2. An interest in land along the shore whose inland boundary migrates inland as the shore erodes.
3. In Texas, an easement along the shore whose inland boundary migrates inland or seaward as the shore erodes or accretes.

There is generally a rolling design boundary seaward of which the restrictions apply, such as the dune vegetation line. At a minimum, a rolling easement prohibits hard shore protection and other structures that prevent the landward edge of wetlands or beaches from migrating inland or block public access along the shore. A rolling easement may also require removal of preexisting buildings as they become nonconforming structures seaward of the rolling design boundary. Along estuaries, a rolling easement may also prohibit grade elevation of dry land, which would tend to squeeze wetlands."


Rolling easements are one of the tools mentioned in a report from NOAA's Office of Ocean and Coastal Resource Management (OCRM). The report How Coastal States and Territories Use No‐Build Areas along Ocean and Great Lake Shorefronts looks specifically at where states and territories employ no-build areas (e.g., through setbacks, rolling easements, or zoning) along ocean and Great Lake shorefronts, typically on dry, privately owned land, to protect the public interest.

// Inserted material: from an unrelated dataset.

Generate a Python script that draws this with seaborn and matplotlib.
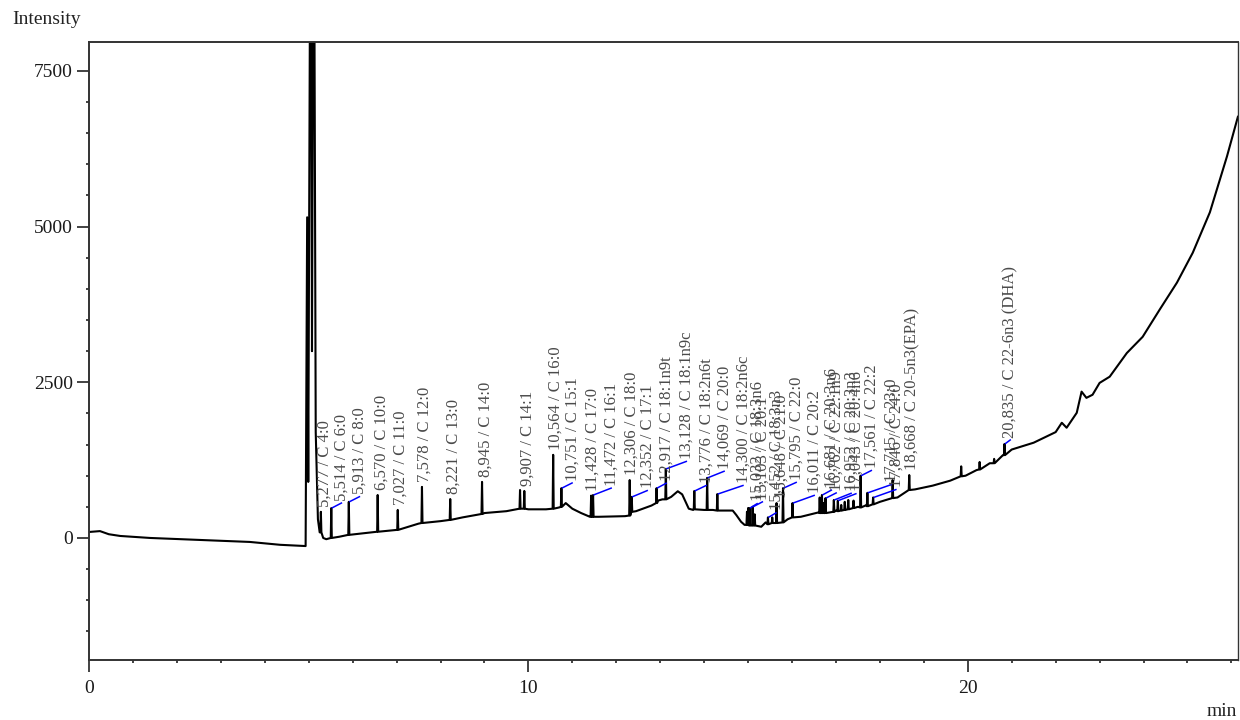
import numpy as np
import pandas as pd
import seaborn as sns
import matplotlib.pyplot as plt
from matplotlib.ticker import MultipleLocator

# Continuous part of the FID signal: drifting baseline, solvent front and humps
trace_time = [0.00, 0.25, 0.45, 0.71, 1.39, 2.53, 3.66, 4.35, 4.90,
              4.93, 4.965, 4.99, 5.045, 5.075, 5.115, 5.16, 5.21, 5.25,
              5.33, 5.40, 5.70, 6.30, 7.00, 7.50, 8.00, 8.50, 9.00, 9.50,
              10.00, 10.40, 10.70, 10.85, 11.00, 11.20, 11.40, 11.60, 12.20,
              12.45, 12.80, 12.95, 13.05, 13.25, 13.40, 13.50, 13.65, 13.75,
              14.00, 14.20, 14.45, 14.65, 14.73, 14.84, 14.92, 15.30, 15.40,
              15.60, 15.90, 16.20, 16.60, 17.00, 17.50, 17.70, 18.00, 18.40,
              18.80, 19.20, 19.60, 19.95, 20.20, 20.50, 20.80, 21.00, 21.50,
              22.00, 22.14, 22.25, 22.48, 22.59, 22.70, 22.84, 23.00, 23.23,
              23.62, 23.98, 24.37, 24.76, 25.12, 25.51, 25.90, 26.15]
trace_level = [96, 110, 60, 32, 0, -32, -64, -110, -130,
               -130, 5150, 900, 12000, 3000, 12000, 1700, 300, 90,
               0, -20, 20, 80, 130, 230, 270, 330, 400, 430,
               460, 460, 490, 560, 470, 400, 340, 340, 350,
               430, 520, 600, 620, 660, 750, 700, 470, 450,
               450, 450, 440, 440, 370, 260, 210, 180, 250,
               240, 300, 340, 410, 440, 500, 530, 580, 650,
               780, 840, 920, 1000, 1090, 1200, 1330, 1420, 1530,
               1700, 1850, 1770, 2010, 2350, 2250, 2300, 2490, 2590,
               2970, 3230, 3670, 4100, 4580, 5230, 6130, 6770]

# Identified FAME peaks: retention time, apex, level at the peak foot, name
peak_time = [5.277, 5.514, 5.913, 6.570, 7.027, 7.578, 8.221, 8.945, 9.907,
             10.564, 10.751, 11.428, 11.472, 12.306, 12.352, 12.917, 13.128,
             13.776, 14.069, 14.300, 15.032, 15.103, 15.452, 15.648, 15.795,
             16.011, 16.681, 16.762, 16.952, 17.043, 17.561, 17.715, 17.846,
             18.668, 20.835]
peak_height = [420, 480, 580, 690, 450, 820, 625, 900, 755,
               1335, 800, 680, 690, 930, 660, 800, 1110,
               755, 965, 705, 480, 500, 330, 560, 800,
               560, 690, 640, 610, 600, 1000, 725, 650,
               1010, 1510]
peak_foot = [90, 0, 50, 100, 130, 240, 290, 385, 470,
             470, 500, 340, 340, 360, 420, 560, 620,
             460, 450, 440, 200, 200, 220, 240, 250,
             330, 400, 400, 420, 430, 490, 510, 540,
             770, 1330]
peak_name = ["C 4:0", "C 6:0", "C 8:0", "C 10:0", "C 11:0", "C 12:0", "C 13:0",
             "C 14:0", "C 14:1", "C 16:0", "C 15:1", "C 17:0", "C 16:1",
             "C 18:0", "C 17:1", "C 18:1n9t", "C 18:1n9c", "C 18:2n6t",
             "C 20:0", "C 18:2n6c", "C 18:3n6", "C 20:1", "C 18:3n3", "C 21:0",
             "C 22:0", "C 20:2", "C 20:3n6", "C 22:1n9", "C 20:3n3",
             "C 20:4n6", "C 22:2", "C 23:0", "C 24:0", "C 20-5n3(EPA)",
             "C 22-6n3 (DHA)"]

# Unnamed peaks
other_time = [9.810, 14.975, 15.000, 15.150, 15.550, 16.630, 16.720, 17.120,
              17.200, 17.280, 17.400, 18.290, 19.850, 20.270, 20.600]
other_height = [770, 420, 480, 380, 330, 650, 560, 530, 580, 610, 600, 930,
                1150, 1220, 1270]
other_foot = [470, 210, 210, 200, 240, 400, 400, 440, 450, 460, 480, 640,
              990, 1100, 1200]

# Where each peak label sits along the time axis
label_time = [5.37, 5.76, 6.17, 6.65, 7.10, 7.65, 8.30, 9.02, 9.99,
              10.62, 11.01, 11.47, 11.90, 12.36, 12.72, 13.15, 13.61,
              14.06, 14.47, 14.90, 15.22, 15.34, 15.65, 15.77, 16.11,
              16.52, 16.91, 17.02, 17.36, 17.47, 17.82, 18.27, 18.38,
              18.75, 20.98]

XMIN, XMAX = 0.0, 26.15
YMIN, YMAX = -1960, 7965
HALF = 0.012

# Assemble the chromatogram as one polyline
pts = list(zip(trace_time, trace_level))
for t, h, f in zip(peak_time + other_time, peak_height + other_height,
                   peak_foot + other_foot):
    pts += [(t - HALF, f), (t, h), (t + HALF, f)]
pts.sort(key=lambda p: p[0])
df = pd.DataFrame(pts, columns=["time", "intensity"])

sns.set_style("white")
plt.rcParams["font.family"] = ["Liberation Serif", "DejaVu Serif"]

W, H = 1240, 720
fig = plt.figure(figsize=(W / 100, H / 100), dpi=100)
L, R, T, B = 89, 1238, 42, 660
ax = fig.add_axes([L / W, 1 - B / H, (R - L) / W, (B - T) / H])

sns.lineplot(data=df, x="time", y="intensity", ax=ax, color="black",
             linewidth=1.5, estimator=None, sort=False)

ax.set_xlim(XMIN, XMAX)
ax.set_ylim(YMIN, YMAX)
ax.set_xlabel("")
ax.set_ylabel("")

ax.xaxis.set_major_locator(MultipleLocator(10))
ax.xaxis.set_minor_locator(MultipleLocator(1))
ax.yaxis.set_major_locator(MultipleLocator(2500))
ax.yaxis.set_minor_locator(MultipleLocator(500))
ax.tick_params(which="major", direction="out", length=8.5, width=1.2,
               color="#222222", labelsize=14, pad=3, bottom=True, left=True,
               labelcolor="#1a1a1a")
ax.tick_params(axis="x", which="major", pad=6)
ax.tick_params(which="minor", direction="out", length=2.5, width=1.2,
               color="#222222", bottom=True, left=True)
for side in ["left", "bottom", "top", "right"]:
    ax.spines[side].set_visible(True)
    ax.spines[side].set_color("#333333")
    ax.spines[side].set_linewidth(1.4)
ax.spines["right"].set_linewidth(1.0)

# Peak labels with blue leader lines when shifted sideways
px_per_min = (R - L) / (XMAX - XMIN)
units_per_px = (YMAX - YMIN) / (B - T)
for t, h, name, lt in zip(peak_time, peak_height, peak_name, label_time):
    dx_px = (lt - t) * px_per_min
    if dx_px > 6:
        rise = (3 + 0.22 * dx_px) * units_per_px
        end = h + rise
        ax.plot([t + 0.01, lt], [h, end], color="#0000ff", linewidth=1.1,
                solid_capstyle="butt")
        y_txt = end + 2 * units_per_px
    else:
        y_txt = h + 5 * units_per_px
    txt = f"{t:.3f}".replace(".", ",") + " / " + name
    ax.text(lt, y_txt, txt, rotation=90, ha="center", va="bottom",
            fontsize=12, color="#4a4a4a")

fig.text(12 / W, 1 - 20 / H, "Intensity", ha="left", va="center",
         fontsize=14, color="#222222")
fig.text(1237 / W, 1 - 711 / H, "min", ha="right", va="center",
         fontsize=14, color="#222222")

fig.savefig("out.png", dpi=100)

A related earlier publication by James Titus is Rising Seas, Coastal Erosion, and the Takings Clause: How to Save Wetlands and Beaches Without Hurting Property Owners (Maryland Law Review, 1998). This publication outlines and analyzes three ways to protect tidelands: (1) prevent development in vulnerable areas seaward of a "setback line," (2) defer action, and (3) create rolling easements, which allow development but prohibit property owners from holding back the sea.